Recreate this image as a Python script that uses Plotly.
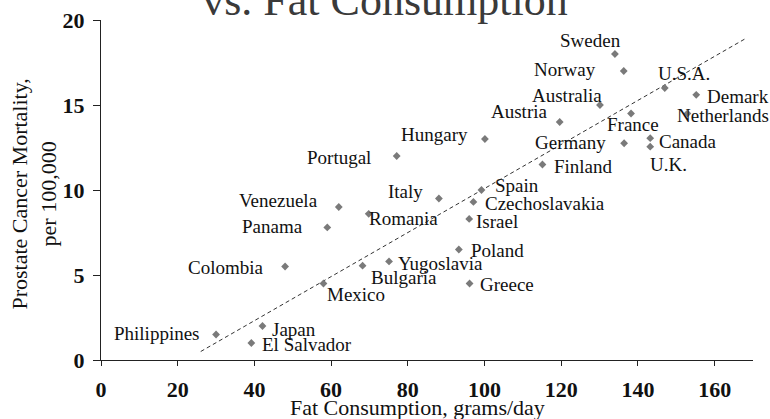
import plotly.graph_objects as go

# ---- data ----
countries = ["Philippines", "Japan", "El Salvador", "Colombia", "Mexico", "Bulgaria",
             "Yugoslavia", "Panama", "Venezuela", "Romania", "Portugal", "Italy",
             "Poland", "Greece", "Israel", "Czechoslavakia", "Spain", "Hungary",
             "Finland", "Austria", "Australia", "Sweden", "Norway", "Germany",
             "France", "U.S.A.", "Canada", "U.K.", "Netherlands", "Demark"]
fat_consumption = [30.0, 42.1, 39.2, 48.0, 58.0, 68.2,
                   75.1, 59.0, 62.0, 69.8, 77.1, 88.1,
                   93.3, 96.1, 96.0, 97.1, 99.2, 100.1,
                   115.1, 119.6, 130.1, 134.0, 136.3, 136.4,
                   138.2, 147.0, 143.2, 143.2, 152.9, 155.2]
mortality = [1.5, 2.0, 1.0, 5.5, 4.5, 5.55,
             5.8, 7.8, 9.0, 8.6, 12.0, 9.5,
             6.5, 4.5, 8.3, 9.3, 10.0, 13.0,
             11.5, 14.0, 15.0, 18.0, 17.0, 12.75,
             14.5, 16.0, 13.05, 12.55, 14.5, 15.6]
trend_x = [26.0, 168.0]
trend_y = [0.5, 18.9]
x_ticks = [0, 20, 40, 60, 80, 100, 120, 140, 160]
y_ticks = [0, 5, 10, 15, 20]

# ---- label placement (style only): anchor, x shift px, y shift px ----
label_style = {
    "Philippines": ("right", -14, 1), "Japan": ("left", 8, -3),
    "El Salvador": ("left", 9, -1), "Colombia": ("right", -19, -1),
    "Mexico": ("left", 2, -11), "Bulgaria": ("left", 6, -12),
    "Yugoslavia": ("left", 7, -2), "Panama": ("right", -22, 1),
    "Venezuela": ("right", -19, 7), "Romania": ("left", -2, -5),
    "Portugal": ("right", -24, -1), "Italy": ("right", -14, 7),
    "Poland": ("left", 10, -1), "Greece": ("left", 8, -1),
    "Israel": ("left", 5, -3), "Czechoslavakia": ("left", 10, -2),
    "Spain": ("left", 12, 5), "Hungary": ("right", -15, 5),
    "Finland": ("left", 10, -2), "Austria": ("right", -10, 11),
    "Australia": ("right", 4, 10), "Sweden": ("right", 8, 14),
    "Norway": ("right", -26, 2), "Germany": ("right", -16, 1),
    "France": ("center", 2, -11), "U.S.A.": ("left", -9, 15),
    "Canada": ("left", 7, -3), "U.K.": ("left", -2, -18),
    "Netherlands": ("left", -12, -2), "Demark": ("left", 9, -2),
}

SERIF = "Liberation Serif, Times New Roman, serif"

fig = go.Figure()
fig.add_trace(go.Scatter(
    x=trend_x, y=trend_y, mode="lines",
    line=dict(color="#333333", width=1, dash="4px,3px"),
    hoverinfo="skip", showlegend=False))
fig.add_trace(go.Scatter(
    x=fat_consumption, y=mortality, mode="markers",
    marker=dict(symbol="diamond", size=6, color="#7a7a7a"),
    text=countries, showlegend=False))

annotations = []
for c, xv, yv in zip(countries, fat_consumption, mortality):
    anc, dx, dy = label_style[c]
    annotations.append(dict(
        x=xv, y=yv, xref="x", yref="y", text=c, showarrow=False,
        xanchor=anc, yanchor="middle", xshift=dx, yshift=dy,
        font=dict(family=SERIF, size=19, color="#111111")))

annotations.append(dict(
    x=0.485, y=-0.14, xref="paper", yref="paper",
    text="Fat Consumption, grams/day", showarrow=False,
    xanchor="center", yanchor="middle",
    font=dict(family=SERIF, size=22, color="#111111")))
annotations.append(dict(
    x=-0.102, y=0.488, xref="paper", yref="paper",
    text="Prostate Cancer Mortality,<br>per 100,000", showarrow=False,
    textangle=-90, xanchor="center", yanchor="middle",
    font=dict(family=SERIF, size=22, color="#111111")))

fig.update_layout(
    template="none",
    width=770, height=419,
    margin=dict(l=101, r=17, t=20, b=59, autoexpand=False),
    paper_bgcolor="white", plot_bgcolor="white",
    title=dict(text="vs. Fat Consumption", x=0.5, xanchor="center",
               xref="container", yref="container", y=0.965, yanchor="bottom",
               automargin=False,
               font=dict(family=SERIF, size=44, color="#3a3a3a")),
    annotations=annotations,
)
fig.update_xaxes(
    range=[0, 170], tickvals=x_ticks, ticktext=[str(v) for v in x_ticks],
    showline=True, linecolor="#222222", linewidth=1,
    ticks="outside", ticklen=5, tickcolor="#222222", tickwidth=1,
    showgrid=False, zeroline=False, ticklabelstandoff=5,
    ticklabeloverflow="allow", automargin=False,
    tickfont=dict(family=SERIF, size=22, color="#111111", weight="bold"))
fig.update_yaxes(
    range=[0, 20], tickvals=y_ticks, ticktext=[str(v) for v in y_ticks],
    showline=True, linecolor="#222222", linewidth=1,
    ticks="outside", ticklen=7, tickcolor="#222222", tickwidth=1,
    showgrid=False, zeroline=False, ticklabelstandoff=4,
    ticklabeloverflow="allow", automargin=False,
    tickfont=dict(family=SERIF, size=22, color="#111111", weight="bold"))

fig.write_html(
    "out.html",
    config={"displayModeBar": False},
    post_script="document.body.style.margin='0';document.body.style.overflow='hidden';")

===============

Quote the full listing above word for word; exclude every picture from the copy.

Recreate this image as a Python script that uses Plotly.
import plotly.graph_objects as go

# ---- data ----
countries = ["Philippines", "Japan", "El Salvador", "Colombia", "Mexico", "Bulgaria",
             "Yugoslavia", "Panama", "Venezuela", "Romania", "Portugal", "Italy",
             "Poland", "Greece", "Israel", "Czechoslavakia", "Spain", "Hungary",
             "Finland", "Austria", "Australia", "Sweden", "Norway", "Germany",
             "France", "U.S.A.", "Canada", "U.K.", "Netherlands", "Demark"]
fat_consumption = [30.0, 42.1, 39.2, 48.0, 58.0, 68.2,
                   75.1, 59.0, 62.0, 69.8, 77.1, 88.1,
                   93.3, 96.1, 96.0, 97.1, 99.2, 100.1,
                   115.1, 119.6, 130.1, 134.0, 136.3, 136.4,
                   138.2, 147.0, 143.2, 143.2, 152.9, 155.2]
mortality = [1.5, 2.0, 1.0, 5.5, 4.5, 5.55,
             5.8, 7.8, 9.0, 8.6, 12.0, 9.5,
             6.5, 4.5, 8.3, 9.3, 10.0, 13.0,
             11.5, 14.0, 15.0, 18.0, 17.0, 12.75,
             14.5, 16.0, 13.05, 12.55, 14.5, 15.6]
trend_x = [26.0, 168.0]
trend_y = [0.5, 18.9]
x_ticks = [0, 20, 40, 60, 80, 100, 120, 140, 160]
y_ticks = [0, 5, 10, 15, 20]

# ---- label placement (style only): anchor, x shift px, y shift px ----
label_style = {
    "Philippines": ("right", -14, 1), "Japan": ("left", 8, -3),
    "El Salvador": ("left", 9, -1), "Colombia": ("right", -19, -1),
    "Mexico": ("left", 2, -11), "Bulgaria": ("left", 6, -12),
    "Yugoslavia": ("left", 7, -2), "Panama": ("right", -22, 1),
    "Venezuela": ("right", -19, 7), "Romania": ("left", -2, -5),
    "Portugal": ("right", -24, -1), "Italy": ("right", -14, 7),
    "Poland": ("left", 10, -1), "Greece": ("left", 8, -1),
    "Israel": ("left", 5, -3), "Czechoslavakia": ("left", 10, -2),
    "Spain": ("left", 12, 5), "Hungary": ("right", -15, 5),
    "Finland": ("left", 10, -2), "Austria": ("right", -10, 11),
    "Australia": ("right", 4, 10), "Sweden": ("right", 8, 14),
    "Norway": ("right", -26, 2), "Germany": ("right", -16, 1),
    "France": ("center", 2, -11), "U.S.A.": ("left", -9, 15),
    "Canada": ("left", 7, -3), "U.K.": ("left", -2, -18),
    "Netherlands": ("left", -12, -2), "Demark": ("left", 9, -2),
}

SERIF = "Liberation Serif, Times New Roman, serif"

fig = go.Figure()
fig.add_trace(go.Scatter(
    x=trend_x, y=trend_y, mode="lines",
    line=dict(color="#333333", width=1, dash="4px,3px"),
    hoverinfo="skip", showlegend=False))
fig.add_trace(go.Scatter(
    x=fat_consumption, y=mortality, mode="markers",
    marker=dict(symbol="diamond", size=6, color="#7a7a7a"),
    text=countries, showlegend=False))

annotations = []
for c, xv, yv in zip(countries, fat_consumption, mortality):
    anc, dx, dy = label_style[c]
    annotations.append(dict(
        x=xv, y=yv, xref="x", yref="y", text=c, showarrow=False,
        xanchor=anc, yanchor="middle", xshift=dx, yshift=dy,
        font=dict(family=SERIF, size=19, color="#111111")))

annotations.append(dict(
    x=0.485, y=-0.14, xref="paper", yref="paper",
    text="Fat Consumption, grams/day", showarrow=False,
    xanchor="center", yanchor="middle",
    font=dict(family=SERIF, size=22, color="#111111")))
annotations.append(dict(
    x=-0.102, y=0.488, xref="paper", yref="paper",
    text="Prostate Cancer Mortality,<br>per 100,000", showarrow=False,
    textangle=-90, xanchor="center", yanchor="middle",
    font=dict(family=SERIF, size=22, color="#111111")))

fig.update_layout(
    template="none",
    width=770, height=419,
    margin=dict(l=101, r=17, t=20, b=59, autoexpand=False),
    paper_bgcolor="white", plot_bgcolor="white",
    title=dict(text="vs. Fat Consumption", x=0.5, xanchor="center",
               xref="container", yref="container", y=0.965, yanchor="bottom",
               automargin=False,
               font=dict(family=SERIF, size=44, color="#3a3a3a")),
    annotations=annotations,
)
fig.update_xaxes(
    range=[0, 170], tickvals=x_ticks, ticktext=[str(v) for v in x_ticks],
    showline=True, linecolor="#222222", linewidth=1,
    ticks="outside", ticklen=5, tickcolor="#222222", tickwidth=1,
    showgrid=False, zeroline=False, ticklabelstandoff=5,
    ticklabeloverflow="allow", automargin=False,
    tickfont=dict(family=SERIF, size=22, color="#111111", weight="bold"))
fig.update_yaxes(
    range=[0, 20], tickvals=y_ticks, ticktext=[str(v) for v in y_ticks],
    showline=True, linecolor="#222222", linewidth=1,
    ticks="outside", ticklen=7, tickcolor="#222222", tickwidth=1,
    showgrid=False, zeroline=False, ticklabelstandoff=4,
    ticklabeloverflow="allow", automargin=False,
    tickfont=dict(family=SERIF, size=22, color="#111111", weight="bold"))

fig.write_html(
    "out.html",
    config={"displayModeBar": False},
    post_script="document.body.style.margin='0';document.body.style.overflow='hidden';")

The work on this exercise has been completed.